Sunil Gavaskar – the architect of modern Indian batting
Sunny Sir was, by all means, the pioneer of contemporary Indian batting. Heres wishing the Little Master a happy birthday!
Good batsmen come every now and then. But to be a great batsman, you need to be acknowledged for taking your nation to another level and one such great batsman of all times is Sunil Gavaskar. Break down cricket into two eras, B.G. (before Gavaskar) and A.G. (after Gavaskar) and you can see how Indian cricket turned a new, blooming leaf.
The first and basic proof of this remains the stats. Figures don’t lie, and here they more than reveal the great that Gavaskar was. Before the reign of the Mumbaikar, Team India played a total of 116 tests, of which it won only 15, lost 49 and drew 52. It played 28 series, won 5, lost 17 and drew 6.
Once the master took to the throne, the disgraceful numbers started to look decent, if not very great. During his reign, India played 130 Tests, won 25, lost 35 and drew 70. It won 10 out of the 33 series it played, lost 16 and drew 7.
Of course, all these victories and draws cannot be credited to a one-man-show, but there is no scarcity of incidents when the Little Master contributed heavily to India’s wins and his fighting spirit in many of the matches saved the team from a defeat.
At a time when Indian batting had become a matter of joke, Gavaskar brought respect to it. He brought in the faith that Indian batsmen could play the fast bowlers. Since Vijay Merchant, he was the first brilliant opening batsman who changed the fortunes of the team.

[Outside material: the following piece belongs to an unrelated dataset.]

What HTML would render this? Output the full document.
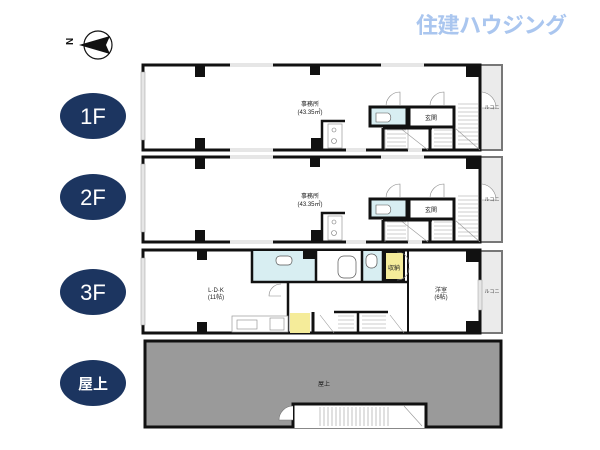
<!DOCTYPE html>
<html><head><meta charset="utf-8"><style>
html,body{margin:0;padding:0;background:#fff;width:600px;height:450px;overflow:hidden}
svg{display:block}
text{font-family:"Liberation Sans","Noto Sans CJK JP",sans-serif}
</style></head><body>
<svg width="600" height="450" viewBox="0 0 600 450" xmlns="http://www.w3.org/2000/svg">
<defs>
<g id="office">
  <!-- balcony -->
  <rect x="480" y="65" width="22" height="85" fill="#ebebeb" stroke="#777" stroke-width="2"/>
  <rect x="143" y="65" width="337" height="85" fill="#fff"/>
  <!-- outer walls -->
  <path d="M143,65 H480 V150 H143 Z" fill="none" stroke="#111" stroke-width="3"/>
  <!-- windows -->
  <rect x="230" y="63" width="43" height="4" fill="#e6e6e6"/>
  <rect x="381" y="63" width="43" height="4" fill="#e6e6e6"/>
  <rect x="230" y="148" width="43" height="4" fill="#e6e6e6"/>
  <rect x="346" y="148" width="20" height="4" fill="#e6e6e6"/>
  <rect x="408" y="148" width="14" height="4" fill="#e6e6e6"/>
  <rect x="141" y="72" width="4" height="68" fill="#e6e6e6" stroke="#999" stroke-width="0.5"/>
  <!-- columns -->
  <rect x="195" y="65" width="10" height="12" fill="#111"/>
  <rect x="310" y="65" width="10" height="10" fill="#111"/>
  <rect x="466" y="65" width="14" height="12" fill="#111"/>
  <rect x="195" y="138" width="10" height="12" fill="#111"/>
  <rect x="311" y="138" width="11" height="12" fill="#111"/>
  <!-- kitchen nook -->
  <path d="M322,150 V121 H345" fill="none" stroke="#111" stroke-width="2.5"/>
  <rect x="328" y="124" width="14" height="24" fill="#fff" stroke="#999" stroke-width="0.7"/>
  <circle cx="334" cy="130" r="2" fill="none" stroke="#777" stroke-width="0.6"/>
  <circle cx="334" cy="141" r="2.5" fill="none" stroke="#777" stroke-width="0.6"/>
  <!-- toilet -->
  <rect x="370" y="107" width="37" height="19" fill="#d8eef2" stroke="#111" stroke-width="3"/>
  <path d="M376,113 H388 A5,5 0 0 1 388,122 H376 Z" fill="#fff" stroke="#555" stroke-width="0.6"/>
  <!-- genkan -->
  <rect x="409" y="107" width="45" height="20" fill="#fff" stroke="#111" stroke-width="3"/>
  <path d="M454,107 V150" stroke="#111" stroke-width="3"/>
  <!-- door arcs -->
  <path d="M386,106 A14,14 0 0 1 400,92 V106" fill="none" stroke="#888" stroke-width="0.6"/>
  <path d="M430,106 A14,14 0 0 1 444,92 V106" fill="none" stroke="#888" stroke-width="0.6"/>
  <path d="M482,92 A16,16 0 0 1 496,108 H482" fill="#fff" stroke="#888" stroke-width="0.6"/>
  <!-- stairs -->
  <g stroke="#999" stroke-width="0.6">
    <path d="M385,127 V150 M408,127 V150 M387,130 H406 M387,134 H406 M387,138 H406 M387,142 H406 M387,146 H406"/>
    <path d="M434,130 H452 M434,134 H452 M434,138 H452 M434,142 H452 M434,146 H452"/>
    <path d="M458,104 H478 M458,108 H478 M458,112 H478 M458,116 H478 M458,120 H478 M458,124 H478 M458,128 H478 M458,132 H478 M458,136 H478 M458,140 H478 M458,144 H478"/>
    <path d="M400,128 L428,150 M455,128 L480,150"/>
  </g>
  <path d="M383,128 H432 M383,128 V150 M430,127 V150" fill="none" stroke="#111" stroke-width="3"/>
  <text x="310" y="106" font-size="6" text-anchor="middle" fill="#222">事務所</text>
  <text x="310" y="114" font-size="6" text-anchor="middle" fill="#222">(43.35㎡)</text>
  <text x="431" y="120" font-size="6" text-anchor="middle" fill="#222">玄関</text>
  <text x="492" y="109" font-size="5" text-anchor="middle" fill="#444">ルコニ</text>
</g>
</defs>

<!-- logo -->
<text x="416" y="33" font-size="22" font-weight="bold" fill="#aac6ef" letter-spacing="-0.5">住建ハウジング</text>

<!-- compass -->
<circle cx="98" cy="45" r="14" fill="#fff" stroke="#111" stroke-width="1.2"/>
<path d="M79,45 L110,36 L106,45 L110,54 Z" fill="#111"/>
<text x="69" y="49" font-size="10" font-weight="bold" fill="#111" transform="rotate(-90 69 45)">N</text>

<!-- ovals -->
<g fill="#1c3560">
<ellipse cx="93" cy="116" rx="33" ry="23"/>
<ellipse cx="93" cy="197" rx="33" ry="23"/>
<ellipse cx="93" cy="292" rx="33" ry="23"/>
<ellipse cx="93" cy="383" rx="33" ry="23"/>
</g>
<g fill="#fff" font-size="22" text-anchor="middle">
<text x="93" y="124">1F</text>
<text x="93" y="205">2F</text>
<text x="93" y="300">3F</text>
<text x="93" y="389" font-size="15" font-weight="bold">屋上</text>
</g>

<use href="#office"/>
<use href="#office" transform="translate(0,92)"/>

<!-- 3F -->
<rect x="480" y="251" width="22" height="82" fill="#ebebeb" stroke="#777" stroke-width="2"/>
<rect x="143" y="250" width="337" height="83" fill="#fff" stroke="#111" stroke-width="3"/>
<rect x="141" y="258" width="4" height="67" fill="#e6e6e6" stroke="#999" stroke-width="0.5"/>
<rect x="478" y="280" width="4" height="30" fill="#e6e6e6" stroke="#999" stroke-width="0.5"/>
<rect x="197" y="250" width="10" height="10" fill="#111"/>
<rect x="197" y="322" width="10" height="11" fill="#111"/>
<rect x="466" y="250" width="14" height="12" fill="#111"/>
<rect x="466" y="321" width="14" height="12" fill="#111"/>
<!-- wet area -->
<rect x="252" y="251" width="64" height="31" fill="#d8eef2"/>
<rect x="316" y="251" width="46" height="31" fill="#fff"/>
<rect x="362" y="251" width="21" height="31" fill="#d8eef2"/>
<path d="M252,250 V282 H408 M316,250 V282 M362,250 V282 M383,250 V282" fill="none" stroke="#111" stroke-width="2.5"/>
<rect x="303" y="250" width="12" height="9" fill="#111"/>
<rect x="338" y="256" width="18" height="22" rx="6" fill="#fff" stroke="#555" stroke-width="0.7"/>
<rect x="276" y="256" width="16" height="9" rx="4" fill="#fff" stroke="#555" stroke-width="0.7"/>
<rect x="366" y="254" width="11" height="14" rx="5" fill="#fff" stroke="#555" stroke-width="0.7"/>
<rect x="385" y="252" width="19" height="28" fill="#f5ec9a" stroke="#111" stroke-width="2"/>
<text x="394" y="270" font-size="6" text-anchor="middle" fill="#222">収納</text>
<path d="M408,250 V333" stroke="#111" stroke-width="2"/>
<!-- lower middle -->
<path d="M288,282 V333" stroke="#111" stroke-width="2.5"/>
<rect x="290" y="313" width="20" height="20" fill="#f5ec9a"/>
<path d="M313,312 V333" stroke="#111" stroke-width="3"/>
<path d="M334,312 H388 M358,312 V333" stroke="#111" stroke-width="2.5"/>
<g stroke="#999" stroke-width="0.6">
<path d="M338,316 H354 M338,320 H354 M338,324 H354 M338,328 H354 M362,316 H386 M362,320 H386 M362,324 H386 M362,328 H386"/>
<path d="M320,315 L334,333 M390,315 L404,333"/>
</g>
<!-- kitchen counter -->
<rect x="232" y="316" width="56" height="16" fill="#fff" stroke="#999" stroke-width="0.7"/>
<rect x="237" y="320" width="20" height="9" fill="none" stroke="#888" stroke-width="0.6"/>
<rect x="270" y="318" width="14" height="12" fill="none" stroke="#888" stroke-width="0.6"/>
<path d="M281,284 A12,12 0 0 0 269,296 H281" fill="none" stroke="#888" stroke-width="0.6"/>
<path d="M397,252 A12,12 0 0 1 409,264 M397,280 A12,12 0 0 0 409,268" fill="none" stroke="#888" stroke-width="0.6"/>
<text x="216" y="292" font-size="6" text-anchor="middle" fill="#222">L·D·K</text>
<text x="216" y="299" font-size="6" text-anchor="middle" fill="#222">(11帖)</text>
<text x="441" y="292" font-size="6" text-anchor="middle" fill="#222">洋室</text>
<text x="441" y="299" font-size="6" text-anchor="middle" fill="#222">(6帖)</text>
<text x="492" y="293" font-size="5" text-anchor="middle" fill="#444">ルコニ</text>

<!-- roof -->
<rect x="145" y="341" width="356" height="86" fill="#9a9a9a" stroke="#111" stroke-width="3"/>
<rect x="293" y="404" width="133" height="24" fill="#fff"/>
<path d="M293,428 V404 H426 V428" fill="none" stroke="#111" stroke-width="3"/>
<g stroke="#999" stroke-width="0.6">
<path d="M320,407 V426 M324,407 V426 M328,407 V426 M332,407 V426 M336,407 V426 M340,407 V426 M344,407 V426 M348,407 V426 M352,407 V426 M356,407 V426 M360,407 V426 M364,407 V426 M368,407 V426 M372,407 V426 M376,407 V426 M380,407 V426 M384,407 V426 M388,407 V426"/>
<path d="M404,406 L422,426"/>
</g>
<path d="M293,406 A14,14 0 0 0 279,420 H293" fill="#fff" stroke="#777" stroke-width="0.6"/>
<text x="324" y="386" font-size="6" text-anchor="middle" fill="#222">屋上</text>
</svg>
</body></html>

For nearly half his career, Sunny was unable to find a secure opening partner and his partnership with Krishnamachari Srikkant is the only one that cricket fans fondly remember. However, the lack of a stable partnership did not discourage him from playing the solos, which he did for years. During his era, there were only a few series in which his performance could be overshadowed by others in the team.
Sunny Bhai – The Mentor
Gavaskar was the guiding force behind the rise of most Indian batsmen of his time. He mentored the young Sandeep Patil, Vengsarkar and Shastri, amongst the others, all of whom bloomed during his era. One can also largely credit the return of Mohinder Amarnath to Gavaskar, from whom Jimmy received great backing.
Amongst many other greats, Gavaskar set a special benchmark for Sachin Tendulkar. One could see the influence of the former on the latter. The actual Little Master, by passing on his pads quite early in the secondary Little Master’s career, passed a legacy which was manfully carried by Tendulkar.
He was naturally gifted and more dynamic – probably an amalgamation of the legacy of Gavaskar – but the flicks of his legs and the straight drives were the same. According to some, even with the incredible talent that Tendulkar possessed, it became a mighty struggle sometimes for him to overshadow the behemoth that Sunil Gavaskar was.
Rahul Dravid, too, looked like a product made in the school of Gavaskar. His game was also based on an array of strokes. And much like Gavaskar, Dravid improved as an ODI batsman with time. As years passed by, both of them became pearls of ODI cricket.
The Gavaskar influence is clearly unmistakable for players other than Sachin or Dravid. When the flamboyant Sehwag says that he seizes his opportunity only after giving the first hour to the bowler, he is talking in the archetypal Gavaskar language.